If you need to debug further, you can add --verbose.

Running from within Python

Although this is more complicated, you might have a case when you want more a more interactive environment to use snakemake. Note that we are using ipython in the root of the repository that we've cloned.

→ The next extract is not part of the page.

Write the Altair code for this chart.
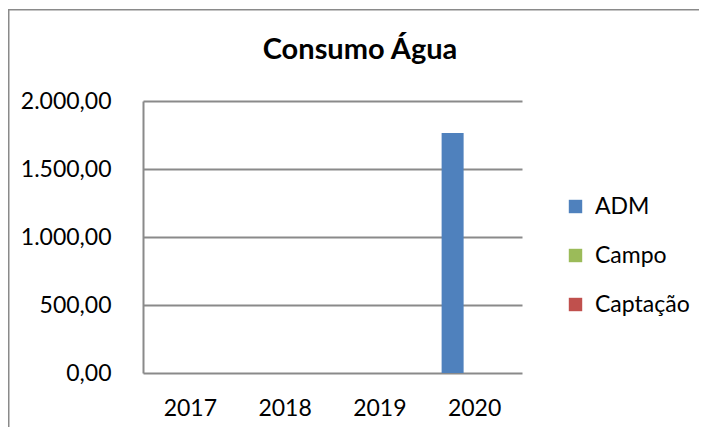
import altair as alt
import pandas as pd

years = ["2017", "2018", "2019", "2020"]
series = ["ADM", "Campo", "Captação"]
adm = [0, 0, 0, 1765]
campo = [0, 0, 0, 0]
captacao = [0, 0, 0, 0]
colors = ["#4F81BD", "#9BBB59", "#C0504D"]
y_ticks = [0, 500, 1000, 1500, 2000]
title_text = "Consumo Água"

rows = []
for s, vals in zip(series, [adm, campo, captacao]):
    for yr, v in zip(years, vals):
        rows.append({"Ano": yr, "Série": s, "Valor": v})
df = pd.DataFrame(rows)

FONT = "Lato"
GRID = "#8a8a8a"

bars = alt.Chart(df).mark_bar().encode(
    x=alt.X("Ano:N", sort=years,
            scale=alt.Scale(paddingInner=0, paddingOuter=0),
            axis=alt.Axis(title=None, labelAngle=0, ticks=False, domain=False,
                          labelFont=FONT, labelFontSize=23, labelColor="#000000",
                          labelPadding=24)),
    xOffset=alt.XOffset("Série:N", sort=series,
                        scale=alt.Scale(paddingInner=0, paddingOuter=0.653)),
    y=alt.Y("Valor:Q",
            scale=alt.Scale(domain=[0, 2000], nice=False),
            axis=alt.Axis(title=None, values=y_ticks, ticks=False,
                          domain=True, domainColor=GRID, domainWidth=2,
                          grid=True, gridColor=GRID, gridWidth=2,
                          labelFont=FONT, labelFontSize=23, labelColor="#000000",
                          labelPadding=32,
                          labelExpr="replace(replace(replace(format(datum.value, ',.2f'), ',', '_'), '.', ','), '_', '.')")),
    color=alt.Color("Série:N", sort=series,
                    scale=alt.Scale(domain=series, range=colors),
                    legend=alt.Legend(title=None, orient="none", legendX=421, legendY=94,
                                      symbolType="square", symbolSize=180,
                                      symbolStrokeWidth=0, labelFont=FONT,
                                      labelFontSize=23, labelColor="#000000",
                                      labelOffset=8, rowPadding=25, padding=0)),
)

title_df = pd.DataFrame({"t": [title_text]})
title = alt.Chart(title_df).mark_text(
    font=FONT, fontSize=29, fontWeight="bold", color="#000000",
    align="center", baseline="alphabetic"
).encode(text="t:N", x=alt.value(217), y=alt.value(-42))

border_df = pd.DataFrame({"k": [0]})
left_border = alt.Chart(border_df).mark_rule(color=GRID, strokeWidth=1.5).encode(
    x=alt.value(-134.25), y=alt.value(-92), y2=alt.value(330))
top_border = alt.Chart(border_df).mark_rule(color=GRID, strokeWidth=1.5).encode(
    x=alt.value(-135), x2=alt.value(556), y=alt.value(-91.25))

chart = alt.layer(bars, title, left_border, top_border).properties(
    width=379, height=272,
    autosize=alt.AutoSizeParams(type="none"),
    padding={"left": 135, "top": 93, "right": 177, "bottom": 54},
).configure_view(stroke=None)

chart.save("out.html", embed_options={"renderer": "svg", "actions": False})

from snakemake import snakemake
import os
workdir = os.getcwd()

Add the present working directory to the Python path:

os.environ['PYTHONPATH'] = os.getcwd()

We want to provide the relative path to the snakefile

snakefile = 'workflow/Snakefile'

And now create a temporary directory for working:

import tempfile
tmpdir = next(tempfile._get_candidate_names()) 
tmpdir = os.path.join(tempfile.gettempdir(), "snakemake-%s" % tmpdir) 
os.mkdir(tmpdir) 

Copy all our files there.

import shutil

def copy(src, dst): 
    if os.path.isdir(src): 
        shutil.copytree(src, os.path.join(dst, os.path.basename(src))) 
    else: 
        shutil.copy(src, dst) 

path = os.getcwd()
for f in os.listdir(path): 
    print(f) 
    copy(os.path.join(path, f), tmpdir) 

.gitattributes
.snakemake
.gitignore
.test
README.md
config
.git
LICENSE
.gitmodules
.editorconfig
.github
snakeworkdir-c14b0c4e2a7c623030d7635459a969ae84a9d327975a0ecbef4b54ef6ade63f2.tar.gz
workflow

Let's get ready to run! These are the same parameters used in testing.

cores = 3
verbose = True
success = snakemake( 
    snakefile,
    cores=cores, 
    workdir=tmpdir, 
    use_conda=True,
    google_lifesciences_regions=["us-west1"],
    default_remote_prefix="snakemake-testing/dna-seq-varlocirator",
    container_image="snakemake/snakemake:v5.10.0"
    google_lifesciences=True,
    google_lifesciences_cache=True,
    verbose=True) 

And then the pipeline will run and print verbose output to the screen akin to before.